Toglia started the season on the junior varsity team, but it didn’t take long for the varsity squad to come calling. Toglia debuted for the varsity squad during the team’s winter tournament in Florida and impressed the coaching staff. For the past month, he’s been starting.
“We’re just trying to give him what he can handle,” Landram said. “The speed of the game is usually hard to adjust to for freshmen. But he did a good job with that. And just the physicality, playing against 18 year olds. As he’s progressed, we’re trying to keep pushing him. He does a good job of playing within himself. A lot of kids will try to do too much and then negative things happen. He doesn’t really do that. He’s very solid and he keeps expanding. Each game, he’s being more and more aggressive.”

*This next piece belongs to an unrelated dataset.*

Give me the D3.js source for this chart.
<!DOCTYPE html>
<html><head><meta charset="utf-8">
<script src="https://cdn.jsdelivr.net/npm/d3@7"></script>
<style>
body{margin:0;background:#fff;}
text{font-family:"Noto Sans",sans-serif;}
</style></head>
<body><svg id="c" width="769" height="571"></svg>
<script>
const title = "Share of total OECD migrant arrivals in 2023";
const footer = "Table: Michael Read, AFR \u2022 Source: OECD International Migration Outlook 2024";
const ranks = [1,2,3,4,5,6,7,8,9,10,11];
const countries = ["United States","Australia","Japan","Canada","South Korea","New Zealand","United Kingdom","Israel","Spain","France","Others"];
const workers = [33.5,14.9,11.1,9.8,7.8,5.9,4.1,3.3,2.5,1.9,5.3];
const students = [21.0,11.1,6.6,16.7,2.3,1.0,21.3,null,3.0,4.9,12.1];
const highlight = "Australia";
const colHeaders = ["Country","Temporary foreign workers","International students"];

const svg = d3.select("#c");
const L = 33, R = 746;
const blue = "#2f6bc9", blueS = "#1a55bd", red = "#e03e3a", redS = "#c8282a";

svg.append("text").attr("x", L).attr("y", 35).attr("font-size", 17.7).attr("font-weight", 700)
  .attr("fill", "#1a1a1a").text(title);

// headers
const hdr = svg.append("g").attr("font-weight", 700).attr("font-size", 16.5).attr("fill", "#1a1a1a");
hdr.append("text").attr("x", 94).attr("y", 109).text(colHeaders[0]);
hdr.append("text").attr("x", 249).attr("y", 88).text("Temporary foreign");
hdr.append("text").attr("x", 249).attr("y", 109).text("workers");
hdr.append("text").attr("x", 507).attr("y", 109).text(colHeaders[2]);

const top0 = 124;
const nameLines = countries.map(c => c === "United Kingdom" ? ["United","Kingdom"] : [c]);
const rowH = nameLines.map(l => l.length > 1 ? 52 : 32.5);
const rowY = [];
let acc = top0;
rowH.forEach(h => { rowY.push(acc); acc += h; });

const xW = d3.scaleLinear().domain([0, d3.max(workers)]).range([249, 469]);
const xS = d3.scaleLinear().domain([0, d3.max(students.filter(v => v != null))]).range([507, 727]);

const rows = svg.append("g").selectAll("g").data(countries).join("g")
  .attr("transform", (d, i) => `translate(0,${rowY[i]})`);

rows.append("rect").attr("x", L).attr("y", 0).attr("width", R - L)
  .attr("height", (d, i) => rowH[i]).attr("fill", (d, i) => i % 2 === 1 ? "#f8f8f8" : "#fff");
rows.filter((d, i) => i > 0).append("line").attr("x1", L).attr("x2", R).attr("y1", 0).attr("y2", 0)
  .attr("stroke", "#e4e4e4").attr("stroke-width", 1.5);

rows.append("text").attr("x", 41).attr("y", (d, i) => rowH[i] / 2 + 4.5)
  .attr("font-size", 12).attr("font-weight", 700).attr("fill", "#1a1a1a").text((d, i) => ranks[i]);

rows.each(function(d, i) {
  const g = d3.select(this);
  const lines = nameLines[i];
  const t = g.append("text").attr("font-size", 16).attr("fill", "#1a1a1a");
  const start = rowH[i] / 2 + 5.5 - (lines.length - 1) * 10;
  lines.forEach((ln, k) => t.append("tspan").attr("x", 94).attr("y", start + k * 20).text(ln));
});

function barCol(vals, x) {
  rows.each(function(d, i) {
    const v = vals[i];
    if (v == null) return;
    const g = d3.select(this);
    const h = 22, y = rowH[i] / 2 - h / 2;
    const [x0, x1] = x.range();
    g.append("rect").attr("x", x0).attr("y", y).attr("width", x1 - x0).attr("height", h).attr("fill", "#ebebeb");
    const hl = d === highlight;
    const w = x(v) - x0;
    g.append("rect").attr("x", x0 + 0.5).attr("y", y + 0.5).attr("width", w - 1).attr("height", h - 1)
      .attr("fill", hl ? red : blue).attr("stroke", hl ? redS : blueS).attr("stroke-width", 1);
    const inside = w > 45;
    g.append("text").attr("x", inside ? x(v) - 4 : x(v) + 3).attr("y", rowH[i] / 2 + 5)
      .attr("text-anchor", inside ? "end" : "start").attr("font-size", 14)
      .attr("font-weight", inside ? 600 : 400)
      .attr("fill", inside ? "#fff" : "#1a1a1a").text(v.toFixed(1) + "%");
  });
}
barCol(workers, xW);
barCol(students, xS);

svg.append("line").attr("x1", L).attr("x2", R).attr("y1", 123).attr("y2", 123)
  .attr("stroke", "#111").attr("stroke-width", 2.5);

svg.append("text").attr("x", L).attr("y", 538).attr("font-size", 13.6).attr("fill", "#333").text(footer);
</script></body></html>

Toglia is averaging 3.9 points per game and shooting 32 percent from three. In his past three games, he tallied 21 points and shot 50 percent from three.
“It’s been a really cool experience,” Toglia said. “Not too many freshman get to play on varsity. I’ve had the chance to prove what I’ve got and it’s been a really fun experience. As a freshman, I’m the youngest, so I have to work the hardest. I’ve been doing the best I can hustling the most and trying to prove myself to the coach.”
Most freshmen would be in over their heads, trying to adjust to the high school game. But that work ethic — trying to outwork everyone else — is something Landram saw in Michael, too.
“They compete,” Landram said of the Toglia siblings. “They want to be the best. They do things the right way. They’re not afraid of hard work. It shows in their results.”
Michael’s shadow looms large over Zach. Michael was named to the Freshman All-American Team at UCLA by Collegiate Baseball. He ranked in the top 10 in the Pac-12 in home runs and walks, hit .261 with 33 runs scored and was second on the team with 33 RBIs, totaled 21 extra-base hits and was second on the team with eight home runs and 11 doubles. By all scouting accounts and projections, he has a realistic shot to play in the big leagues after college.
At Gig Harbor High, he was the 2016 Class 4A Narrows League Most Valuable Player for baseball and was named to The News Tribune’s All-Area Team. And on top of that, he was nearly unstoppable on the basketball court as a senior at Gig Harbor, too.
For Zach, those are some big shoes to fill.
“It’s been hard,” Toglia said. “He had a really good senior year. But I haven’t really been trying to match him at this point. I’m doing my best.”
Playing with older, bigger and more physically mature kids doesn’t seem to be a problem for the youngest Toglia. He can probably thank Michael and Sebastian for that, beating Zach up in backyard games as he was growing up.
“It’s always competitive,” Toglia said. “They’re always picking on me, trying to make me stronger. It has really helped. I would always play basketball with them and all the other guys, just getting beat up and trying my best. It has made me a better player.”
While Toglia has been a bright spot for the Tides, the team is young and has struggled this season, posting a 2-8 record in the Class 3A South Sound Conference. But the fact that the team is probably a year away from contending hasn’t been the reason Toglia has been in the starting lineup, Landram said.
“We’re always playing to win,” Landram said. “If I didn’t think he was one of the kids giving us the best chance to win, I wouldn’t just be giving him free minutes. He’s earned those, just like at the start of the year, he hadn’t proven it to us yet. But he’s one of the kids giving us the best chance to win. We’re trying to win every game.”
Gig Harbor is still scrapping to get into the postseason.
“We’re still contending for that last playoff spot,” Toglia said. “We’ve been working hard in practice. Hopefully we can pull some wins together and make the playoffs.”
But if they don’t, the Tides still return the bulk of their scoring next year.
“I’m really excited,” Toglia said. “We’ll have the experience of those seniors and younger guys coming up. Everyone will get bigger and stronger.”